Proto-Demokrasi mi, Ritüel Hegemonyası mı?
Göbeklitepe’nin liderlik yapısı, “proto-demokratik” bir eşitlik idealinden çok, ritüel hegemonyasına dayalı bir düzen önerir. Arkeologlar, bu tapınakların inşasının, farklı grupların bir araya gelerek ortak bir amaç için çalıştığını gösterdiğini savunuyor. Ancak bu iş birliği, eşitlikçi bir demokrasiden ziyade, ritüellerin yönlendirdiği bir toplumsal hiyerarşiyi ima eder. Ritüelleri yöneten figürler, bilgiye ve sembolik otoriteye erişimleriyle, toplumu yönlendirme gücüne sahipti. Bu, modern anlamda bir demokrasiden uzak, ancak Sümer’in katı teokrasisinden de farklı bir yapıydı. Göbeklitepe, dinin ve iktidarın, henüz ayrışmamış bir simbiyoz içinde, toplumu bir arada tutan bir harç işlevi gördüğü bir dünyayı temsil eder. Bu, ne özgür bir ütopya ne de baskıcı bir distopyaydı; daha çok, insanlığın kolektif bilincinin ilk adımlarını attığı bir laboratuvardı.
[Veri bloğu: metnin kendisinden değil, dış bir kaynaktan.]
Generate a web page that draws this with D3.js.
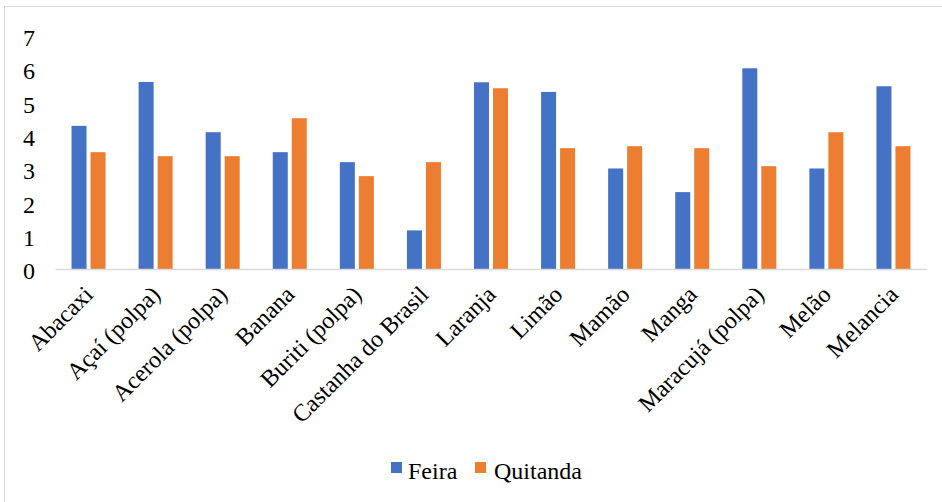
<!DOCTYPE html>
<html>
<head>
<meta charset="utf-8">
<script src="https://cdn.jsdelivr.net/npm/d3@7"></script>
<style>
  html, body { margin: 0; padding: 0; background: #fff; }
  svg { display: block; }
</style>
</head>
<body>
<svg id="chart" width="942" height="502"></svg>
<script>
const categories = ["Abacaxi", "Açaí (polpa)", "Acerola (polpa)", "Banana", "Buriti (polpa)",
  "Castanha do Brasil", "Laranja", "Limão", "Mamão", "Manga", "Maracujá (polpa)", "Melão", "Melancia"];
const seriesNames = ["Feira", "Quitanda"];
const feira =    [4.30, 5.62, 4.11, 3.51, 3.21, 1.16, 5.61, 5.32, 3.02, 2.31, 6.03, 3.02, 5.49];
const quitanda = [3.51, 3.39, 3.39, 4.53, 2.79, 3.21, 5.43, 3.63, 3.69, 3.63, 3.09, 4.11, 3.69];
const yTicks = [0, 1, 2, 3, 4, 5, 6, 7];
const colors = ["#4472C4", "#ED7D31"];
const FONT = "'Liberation Serif', 'Times New Roman', Times, serif";

const svg = d3.select("#chart").attr("font-family", FONT);
const W = 942, H = 502;
svg.append("rect").attr("width", W).attr("height", H).attr("fill", "#fff");
// chart border (cropped at right/bottom)
svg.append("rect").attr("x", 4.5).attr("y", 6.5).attr("width", W + 20).attr("height", H + 20)
  .attr("fill", "none").attr("stroke", "#d9d9d9").attr("stroke-width", 1);

const plotLeft = 55, plotRight = 927, yBase = 269, yTop = 36;
const x0 = d3.scaleBand().domain(categories).range([plotLeft, plotRight]).padding(0);
const x1 = d3.scaleBand().domain(seriesNames).range([0, x0.bandwidth()])
  .paddingInner(0.21).paddingOuter(0.87);
const y = d3.scaleLinear().domain([0, 7]).range([yBase, yTop]);

const data = categories.map((c, i) => ({ cat: c, vals: [feira[i], quitanda[i]] }));

// bars
const g = svg.append("g");
g.selectAll("g.cat").data(data).join("g")
  .attr("class", "cat")
  .attr("transform", d => `translate(${x0(d.cat)},0)`)
  .selectAll("rect").data(d => d.vals.map((v, k) => ({ k, v })))
  .join("rect")
  .attr("x", d => x1(seriesNames[d.k]))
  .attr("width", x1.bandwidth())
  .attr("y", d => y(d.v))
  .attr("height", d => y(0) - y(d.v))
  .attr("fill", d => colors[d.k]);

// x axis line
const xAxis = d3.axisBottom(x0).tickSize(0).tickFormat("");
const xg = svg.append("g").attr("transform", `translate(0,${yBase})`).call(xAxis);
xg.select(".domain").attr("stroke", "#d9d9d9").attr("stroke-width", 1.5);

// x labels rotated
svg.append("g").selectAll("text").data(categories).join("text")
  .attr("transform", d => `translate(${x0(d) + x0.bandwidth() / 2 + 6},${yBase + 27}) rotate(-45)`)
  .attr("text-anchor", "end")
  .attr("font-family", FONT)
  .attr("font-size", 24)
  .attr("fill", "#000")
  .text(d => d);

// y axis labels
const yAxis = d3.axisLeft(y).tickValues(yTicks).tickSize(0).tickPadding(0).tickFormat(d3.format("d"));
const yg = svg.append("g").attr("transform", `translate(35,0)`).call(yAxis)
  .attr("font-family", FONT).attr("font-size", 24);
yg.select(".domain").remove();
yg.selectAll("text").attr("font-family", FONT).attr("font-size", 24).attr("fill", "#000").attr("dy", "0.4em");

// legend
const legend = svg.append("g");
const legendItems = [{ name: seriesNames[0], x: 391, tx: 408 }, { name: seriesNames[1], x: 475, tx: 494 }];
legendItems.forEach((it, i) => {
  legend.append("rect").attr("x", it.x).attr("y", 462).attr("width", 11).attr("height", 11).attr("fill", colors[i]);
  legend.append("text").attr("x", it.tx).attr("y", 479)
    .attr("font-family", FONT).attr("font-size", 24).attr("fill", "#000").text(it.name);
});
</script>
</body>
</html>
Tarihsel Miras ve Felsefi Yankılar
Göbeklitepe, insanlığın din ve iktidar ilişkisine dair erken bir deneyi olarak, bize modern dünyadaki otorite biçimlerini sorgulama fırsatı sunar. Sümer’in rahip-kral modeli, bugünün devlet ve din ilişkilerinin kökenlerini aydınlatırken, Göbeklitepe, toplumu bir arada tutan inançların, hiyerarşiden önce nasıl birleştirici bir güç olabileceğini gösterir. Bu, ahlaki bir soru olarak karşımıza çıkar: İktidar, dinin gölgesinde mi doğar, yoksa din, insanlığın kolektif hayatta kalma mücadelesinin bir yansıması mıdır? Göbeklitepe’nin taşları, bu soruya kesin bir yanıt vermez, ancak bize, insanlığın tarihsel yolculuğunda, dinin ve iktidarın birbirine dolanmış köklerini hatırlatır. Belki de bu erken tapınaklar, insanlığın hem birleşme hem de ayrışma potansiyelini aynı anda taşıyan bir aynadır.